Make of that what you will. I’m struck by Wright’s “Since my home is located in close proximity to Lake Buena Vista…”

Do you think she cares at all — one iota — about the impact of test machinery on a Polk County kid’s college admission or graduation or scholarship? Please. She does not live in “close proximity” to any of them or us.

Of fact and evidence

I read Jacque Bowen’s strange little blurb in The Ledger this morning fending us off.

“We’re employees. It’s not like a citizens’ group where you can vocally express your opinion. Anytime you ask for a written response, it has to be in a form that is factual.”

Indeed, I intend to keep talking about what’s factual. It starts with Heather Wright’s professional and personal dependence on jamming IBTP-enabled tests down our throats and ignoring criticism. Jacque Bowen might do well to acknowledge how personally compromised her colleague is in any discussion of testing. Jacque Bowen — and any other Jackie — might want to consider if it makes sense to hitch anything to Heather Wright’s wagon.

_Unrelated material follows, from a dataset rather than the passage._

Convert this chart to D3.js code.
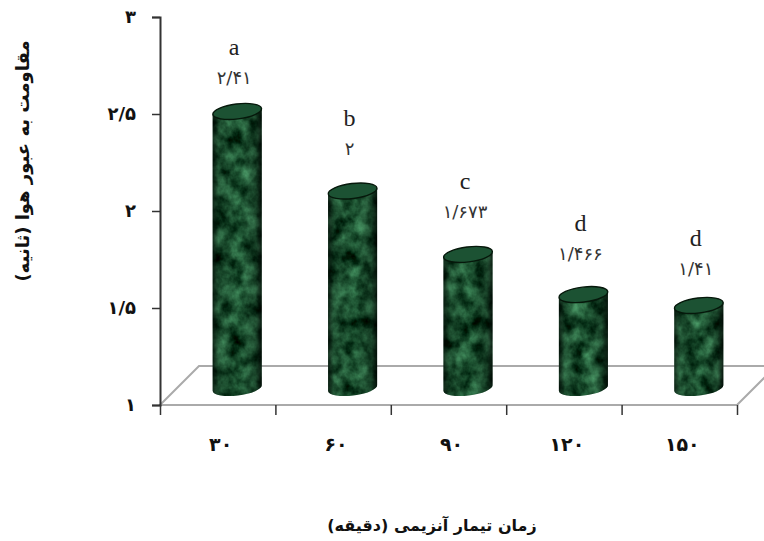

And here’s one more fact. At our meeting Thursday night, I intend to ask CBEL to make it a priority to force our district to immediately adopt St. Johns County’s test reforms.

Screen Shot 2016-04-26 at 11.15.55 AM

This is what’s possible when abusive careerists aren’t running accountability.

We tried to work with you in good faith. You spit on us — and challenged us to come up with evidence. Fine. Game on. It starts with Heather. It’s up to the rest of you how much farther it goes.